A private collection open to the public at no cost. The juxtaposition of private and public is the central paradox of the new museum, a diploid condition mirrored by the "vault and veil" design of the architecture. (The vault refers to the building's central storage area; the veil, the undulating, coral-like substance surrounding it.)

It's almost as if the building itself is cognizant of its dissonant status, at once a radically accessible and game-changing landmark for Los Angeles culture, and also a too-traditional tribute to an influential, yet sometimes unimaginative, contemporary art elite.

Priscilla Frank
The Broad

The museum lobby is a concrete cavern that billows and heaves, building anticipation with its disorienting shadows. Bobbing amidst the crowd, it felt like being in an amusement park, an over the top, immersive experience more than a contemplative cathedral.

In a matter of seconds a line formed for Yayoi Kusama's "Infinity Mirrored Room," a selfie-happy installation in which each viewer gets a brief 45 seconds alone in Kusama's enclosed wonderland of black mirrors and LED lights, which transforms the finite space into a never-ending funhouse of glimmering perspectives.

Past Kusama, the cave opens up into a sunlit mecca of blue chip players. A playful and grotesque Takashi Murakami mural stretches across multiple walls, cradling the artist's pastel sculptures of doe-eyed mushrooms and a pop-ified Mickey Mouse. The amusement park vibes are getting stronger.

In the room adjacent, the late Chris Burden's "Bateau de Guerre," a whirring, flying boat made from 172 metal gasoline cans, 18 plastic torpedoes, five plastic castle towers -- the list goes on. It buzzes like a defunct children's toy that's gained some divine force.

The Broad
Priscilla Frank
Priscilla Frank

The festivities continue. The space is massive, filled with natural light, giving the works on view plenty of room to breathe. Most artists are delegated their own personal territories; at most you can you spot around two artists' work in a single glance. Roaming the museum feels more participating in a reverent celebration of contemporary art's MVPs than a challenging dialogue attempting to stir up the status quo.

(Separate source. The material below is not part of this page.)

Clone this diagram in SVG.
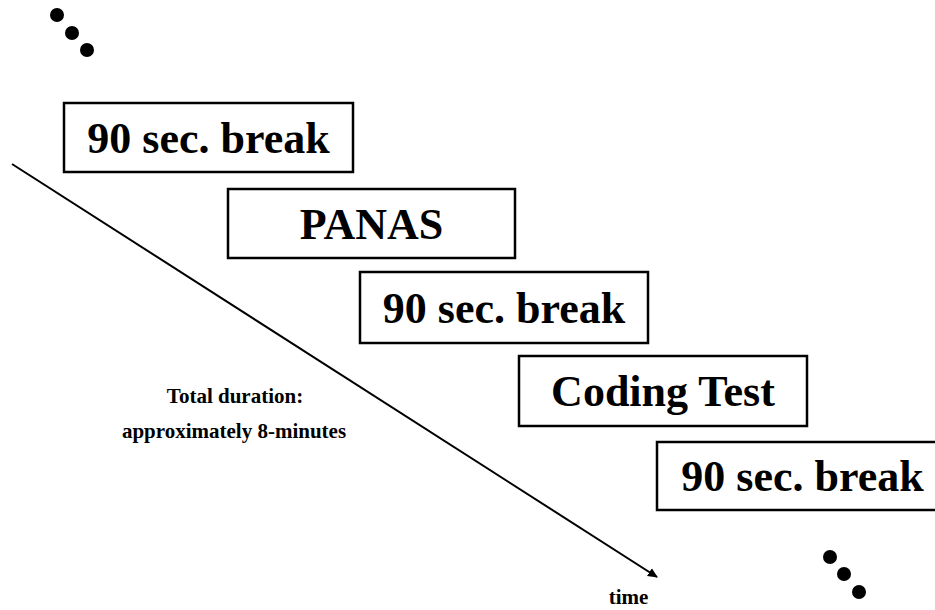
<svg xmlns="http://www.w3.org/2000/svg" width="935" height="610" viewBox="0 0 935 610">
<style>
.box{fill:#fff;stroke:#000;stroke-width:2.5}
.lbl{font-family:"Liberation Serif","Times New Roman",serif;font-weight:bold;font-size:44px;text-anchor:middle;fill:#000}
.sm{font-family:"Liberation Serif","Times New Roman",serif;font-weight:bold;font-size:21px;text-anchor:middle;fill:#000}
.dot{fill:#000}
</style>
<defs>
<marker id="ah" markerWidth="10" markerHeight="10" refX="9" refY="5" orient="auto" markerUnits="userSpaceOnUse">
<path d="M0,0.5 L10,5 L0,9.5 Z" fill="#000"/>
</marker>
</defs>
<rect width="935" height="610" fill="#fff"/>
<g id="dots-top">
<circle class="dot" cx="57" cy="15" r="7"/>
<circle class="dot" cx="72" cy="33" r="7"/>
<circle class="dot" cx="87" cy="50" r="7"/>
</g>
<g id="dots-bottom">
<circle class="dot" cx="830" cy="557" r="7"/>
<circle class="dot" cx="844" cy="574" r="7"/>
<circle class="dot" cx="859" cy="592" r="7"/>
</g>
<g id="connectors">
<line x1="12" y1="164" x2="657" y2="577" stroke="#000" stroke-width="2" marker-end="url(#ah)"/>
</g>
<g id="node1">
<rect class="box" x="64" y="103" width="289" height="69"/>
<text class="lbl" x="208.5" y="153">90 sec. break</text>
</g>
<g id="node2">
<rect class="box" x="228" y="189" width="287" height="69"/>
<text class="lbl" x="371.5" y="239">PANAS</text>
</g>
<g id="node3">
<rect class="box" x="360" y="272" width="288" height="71"/>
<text class="lbl" x="504" y="323">90 sec. break</text>
</g>
<g id="node4">
<rect class="box" x="519" y="356" width="288" height="70"/>
<text class="lbl" x="663" y="406">Coding Test</text>
</g>
<g id="node5">
<rect class="box" x="657" y="442" width="291" height="68"/>
<text class="lbl" x="802.5" y="491">90 sec. break</text>
</g>
<g id="labels">
<text class="sm" x="235" y="403">Total duration:</text>
<text class="sm" x="234" y="438">approximately 8-minutes</text>
<text class="sm" x="628.5" y="604">time</text>
</g>
</svg>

But. For those who are often bored by museums or overwhelmed by the New York-style halls packed with visual stimulus, The Broad offers an accessible and extremely enjoyable alternative. It's that luxurious feeling of hopping in a car instead of cramming yourself into the subway. There's Koons, there's Basquiat, there's Warhol and Hirst. There's Baldessari and Ruscha and Opie and Kruger. Sherman, Walker, Twombly, Ligon, Dumas, Rauschenberg, Beuys, Saville, Anatsui, Kelley and Kelley.

Ambling through the sunlit halls feels like walking through the party of your dreams, where everyone you know is there and looking remarkably fabulous. (I guess that artworks, and not just people, glow more in California than New York.) Will you meet, however, the dark and handsome stranger who may end up being the love of your life? Probably not.

Priscilla Frank
The Broad

The Broad is the second major art reveal of the summer, coming on the heels of Banksy's self-described "bemusement park," Dismaland. The British street artist's dystopian pop-up is filled with grouchy commentary on consumerism, entertainment, tourism and capitalism, with works including a dead disney princess, a boat pond filled with remote-controlled migrants, and an oversized concrete toilet paper roll.

Located in Somerset, England, Dismaland is the bleak foil to The Broad's sunny disposition. While Banksy condemns wealth and power, The Broad is an ode to its potential benefits, namely philanthropy, with Eli Broad as one of the key figures in LA's cultural renaissance.

The Broad is the art world equivalent of "Now! That's What I Call Music" -- and I mean that in the best way possible. It's a tiny bit tone-deaf -- Robert Longo's untitled photograph of policemen in Ferguson is one of the few works to raise contemporary critiques that tap into the pulse of the current moment -- but nonetheless, it's a strong and digestible compendium of contemporary art, allowing the much beloved artworks to sprawl out and soak up the sun.

The new Whitney Museum of American Art in New York certainly does a better job at including lesser known and marginalized artists, as well as emerging contemporaries. But few museums can compete with the visceral impact of encountering an entire room of Kara Walker's stark monochromatic silhouettes or Ellsworth Kelly's jagged color fields. The power of the space is almost hypnotic. Turns out $140 million can yield quite the edifice.

In their introductory remarks, both Eli Broad and Mayor Eric Garcetti mentioned the museum's mission to increase cultural tourism to Los Angeles and bolster the still relatively bare downtown area. A free museum packed with classics is sure to do just that.